A Herald and Globe story about our senator before he became a media darling:
Scott Brown banks thousands in per-diems
Boston Herald By Jessica Van Sack
Tuesday, January 5, 2010 – Updated 3 years ago
Republican U.S. Senate candidate Scott Brown – who called for a federal wage freeze yesterday – has cashed in on more than 130 taxpayer-funded daily travel allowances to the State House this year, a Herald review shows.
Brown ranks ninth among state senators who took so-called “per diems” last year, the review shows, even as he raked in some $80,000 from his private law practice and also pocketed an extra $15,000 in a taxpayer-funded stipend as an assistant minority whip.

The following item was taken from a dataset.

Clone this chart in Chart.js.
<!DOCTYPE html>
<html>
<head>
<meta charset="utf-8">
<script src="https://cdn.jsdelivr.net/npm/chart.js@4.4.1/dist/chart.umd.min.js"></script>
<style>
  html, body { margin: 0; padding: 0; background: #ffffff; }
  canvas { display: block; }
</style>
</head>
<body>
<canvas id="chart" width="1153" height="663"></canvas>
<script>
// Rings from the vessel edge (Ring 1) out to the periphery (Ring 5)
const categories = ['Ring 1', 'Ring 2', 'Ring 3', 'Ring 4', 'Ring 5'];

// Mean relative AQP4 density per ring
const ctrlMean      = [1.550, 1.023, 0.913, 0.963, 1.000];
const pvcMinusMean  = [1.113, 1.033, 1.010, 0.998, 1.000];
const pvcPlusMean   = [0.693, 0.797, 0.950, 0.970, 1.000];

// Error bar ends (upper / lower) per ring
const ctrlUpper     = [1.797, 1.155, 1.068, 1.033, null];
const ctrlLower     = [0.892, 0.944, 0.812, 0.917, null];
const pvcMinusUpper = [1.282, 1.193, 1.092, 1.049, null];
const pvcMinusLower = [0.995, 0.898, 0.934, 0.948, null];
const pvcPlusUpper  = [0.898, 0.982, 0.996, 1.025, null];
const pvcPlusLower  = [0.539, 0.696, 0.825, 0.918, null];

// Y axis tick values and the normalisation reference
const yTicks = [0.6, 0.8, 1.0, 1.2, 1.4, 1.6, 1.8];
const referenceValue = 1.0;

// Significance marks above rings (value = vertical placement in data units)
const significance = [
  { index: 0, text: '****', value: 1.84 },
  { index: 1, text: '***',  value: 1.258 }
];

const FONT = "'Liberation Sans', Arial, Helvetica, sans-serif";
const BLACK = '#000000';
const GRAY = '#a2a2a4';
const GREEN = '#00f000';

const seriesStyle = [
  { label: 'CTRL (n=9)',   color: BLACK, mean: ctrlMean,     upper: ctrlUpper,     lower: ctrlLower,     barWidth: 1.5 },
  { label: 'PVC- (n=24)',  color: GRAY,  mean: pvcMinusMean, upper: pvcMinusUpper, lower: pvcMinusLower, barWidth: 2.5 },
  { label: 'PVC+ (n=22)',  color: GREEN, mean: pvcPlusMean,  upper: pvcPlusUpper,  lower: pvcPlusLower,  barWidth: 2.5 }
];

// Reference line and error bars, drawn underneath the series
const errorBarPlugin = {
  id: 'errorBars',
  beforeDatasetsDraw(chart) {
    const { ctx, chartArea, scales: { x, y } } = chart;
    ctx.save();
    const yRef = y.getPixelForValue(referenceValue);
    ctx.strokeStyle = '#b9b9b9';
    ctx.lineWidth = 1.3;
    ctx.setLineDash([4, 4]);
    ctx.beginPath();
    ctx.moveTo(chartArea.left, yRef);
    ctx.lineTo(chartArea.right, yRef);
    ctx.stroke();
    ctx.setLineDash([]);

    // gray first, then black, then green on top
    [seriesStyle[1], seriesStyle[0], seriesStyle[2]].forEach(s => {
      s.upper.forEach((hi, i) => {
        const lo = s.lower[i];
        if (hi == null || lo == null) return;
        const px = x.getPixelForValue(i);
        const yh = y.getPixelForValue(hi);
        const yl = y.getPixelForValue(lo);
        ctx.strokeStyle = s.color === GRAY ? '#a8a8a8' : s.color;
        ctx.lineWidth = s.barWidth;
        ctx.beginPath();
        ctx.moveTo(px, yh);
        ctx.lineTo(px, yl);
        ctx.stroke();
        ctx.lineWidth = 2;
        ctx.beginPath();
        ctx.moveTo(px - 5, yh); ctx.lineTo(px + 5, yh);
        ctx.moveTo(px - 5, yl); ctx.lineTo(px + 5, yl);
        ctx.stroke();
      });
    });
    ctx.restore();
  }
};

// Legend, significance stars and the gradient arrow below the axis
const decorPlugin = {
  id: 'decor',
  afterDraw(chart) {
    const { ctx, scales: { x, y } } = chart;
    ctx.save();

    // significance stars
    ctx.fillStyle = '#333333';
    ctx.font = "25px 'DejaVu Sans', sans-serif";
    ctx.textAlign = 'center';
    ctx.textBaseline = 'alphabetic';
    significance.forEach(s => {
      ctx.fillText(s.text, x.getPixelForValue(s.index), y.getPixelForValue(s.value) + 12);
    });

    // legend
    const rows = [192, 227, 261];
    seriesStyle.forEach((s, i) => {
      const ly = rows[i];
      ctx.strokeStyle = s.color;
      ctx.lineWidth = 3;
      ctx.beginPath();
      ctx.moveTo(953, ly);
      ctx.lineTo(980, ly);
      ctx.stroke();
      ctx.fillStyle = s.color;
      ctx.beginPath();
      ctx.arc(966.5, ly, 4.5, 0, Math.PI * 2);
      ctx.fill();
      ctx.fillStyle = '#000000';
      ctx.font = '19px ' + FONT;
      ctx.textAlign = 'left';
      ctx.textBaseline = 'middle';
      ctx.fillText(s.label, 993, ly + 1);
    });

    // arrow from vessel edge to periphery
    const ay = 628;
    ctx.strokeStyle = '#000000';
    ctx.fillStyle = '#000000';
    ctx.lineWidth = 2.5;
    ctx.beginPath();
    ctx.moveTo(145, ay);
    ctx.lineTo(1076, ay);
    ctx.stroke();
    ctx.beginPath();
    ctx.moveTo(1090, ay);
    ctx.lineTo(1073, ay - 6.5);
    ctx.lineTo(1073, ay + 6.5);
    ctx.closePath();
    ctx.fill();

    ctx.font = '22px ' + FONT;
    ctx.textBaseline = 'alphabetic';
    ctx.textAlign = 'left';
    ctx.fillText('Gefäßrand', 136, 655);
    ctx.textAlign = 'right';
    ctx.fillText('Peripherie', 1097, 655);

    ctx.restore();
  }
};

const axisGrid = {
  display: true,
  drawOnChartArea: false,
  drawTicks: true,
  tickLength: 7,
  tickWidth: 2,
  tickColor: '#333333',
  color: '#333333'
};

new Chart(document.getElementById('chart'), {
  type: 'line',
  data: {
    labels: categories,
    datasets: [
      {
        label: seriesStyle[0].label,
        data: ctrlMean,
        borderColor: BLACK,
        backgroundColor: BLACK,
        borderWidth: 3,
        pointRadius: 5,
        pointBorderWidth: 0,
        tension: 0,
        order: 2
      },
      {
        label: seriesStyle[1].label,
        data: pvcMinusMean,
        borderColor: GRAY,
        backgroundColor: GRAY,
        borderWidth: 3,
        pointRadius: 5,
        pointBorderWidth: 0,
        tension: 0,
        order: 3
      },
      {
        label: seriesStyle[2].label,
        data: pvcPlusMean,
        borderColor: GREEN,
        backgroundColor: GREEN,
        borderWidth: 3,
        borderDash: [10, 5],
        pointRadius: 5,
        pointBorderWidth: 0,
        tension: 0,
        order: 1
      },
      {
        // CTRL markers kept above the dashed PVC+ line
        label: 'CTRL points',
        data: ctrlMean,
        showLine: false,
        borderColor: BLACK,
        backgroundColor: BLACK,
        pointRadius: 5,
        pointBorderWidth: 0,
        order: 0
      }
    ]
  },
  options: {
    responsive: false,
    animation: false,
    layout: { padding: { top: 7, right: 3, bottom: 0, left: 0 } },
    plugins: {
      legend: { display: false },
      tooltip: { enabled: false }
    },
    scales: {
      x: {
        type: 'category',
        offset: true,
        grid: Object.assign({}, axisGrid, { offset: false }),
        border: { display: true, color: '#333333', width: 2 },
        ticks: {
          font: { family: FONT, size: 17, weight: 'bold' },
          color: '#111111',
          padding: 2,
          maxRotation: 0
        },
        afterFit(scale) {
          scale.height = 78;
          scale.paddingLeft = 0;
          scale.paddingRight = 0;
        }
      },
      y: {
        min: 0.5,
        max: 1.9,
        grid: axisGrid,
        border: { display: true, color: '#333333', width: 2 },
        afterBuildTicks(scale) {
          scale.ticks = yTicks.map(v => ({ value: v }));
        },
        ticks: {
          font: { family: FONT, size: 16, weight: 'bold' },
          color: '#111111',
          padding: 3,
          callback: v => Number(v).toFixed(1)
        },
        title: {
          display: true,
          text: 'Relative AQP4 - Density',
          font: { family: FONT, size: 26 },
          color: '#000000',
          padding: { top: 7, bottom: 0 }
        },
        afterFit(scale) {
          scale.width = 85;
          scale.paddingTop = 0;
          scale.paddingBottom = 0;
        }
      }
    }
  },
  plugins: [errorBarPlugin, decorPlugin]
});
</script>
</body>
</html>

The politics of free rides
Boston Globe B.1 Metro
May 17, 2009
You have to wonder how our lawmakers can look at themselves in the mirror sometimes.
Lately, some of them have been positively apoplectic about a state program to give welfare recipients donated cars so they can get to paying jobs. The program includes insurance and AAA membership for one year, and has cost the state $6,000 for each of the 180 people with transportation problems who have qualified. Outrageous, legislators shrieked. Imagine giving welfare recipients a free ride – literally – especially in these difficult times.
So on Friday, senators filed two budget amendments to nix the $400,000 free car program. The House is considering following suit.
Here’s where we get to the mirror part. You see, legislators have their own free ride program. It’s called a per diem, and it’s a scam. And that particular welfare giveaway isn’t going anywhere.
How it works: In addition to their salaries, our lawmakers get paid for traveling to work. The farther they drive to get to the State House, the more we give them. Boston legislators get 10 bucks a day. The ones who live in Western Mass. get $90 a day. Not every legislator takes them, but last year, those who did racked up a whopping $534,400 in per diems, according to documents from the Treasurer’s office. This year they have claimed $151,000.
Naturally, the men most outraged about the car giveaways have been lining up for their own windfalls.
Let’s take Scott Brown, for example. First among huffers and puffers, the Republican senator authored one of the amendments to abolish the program. Yet Brown collected $3,926 in per diems in 2008 – in addition to his $76,400 salary. And he’s on track to take almost as much this year: As of May 1, he had claimed $1,378 for making the journey to Beacon Hill from Wrentham.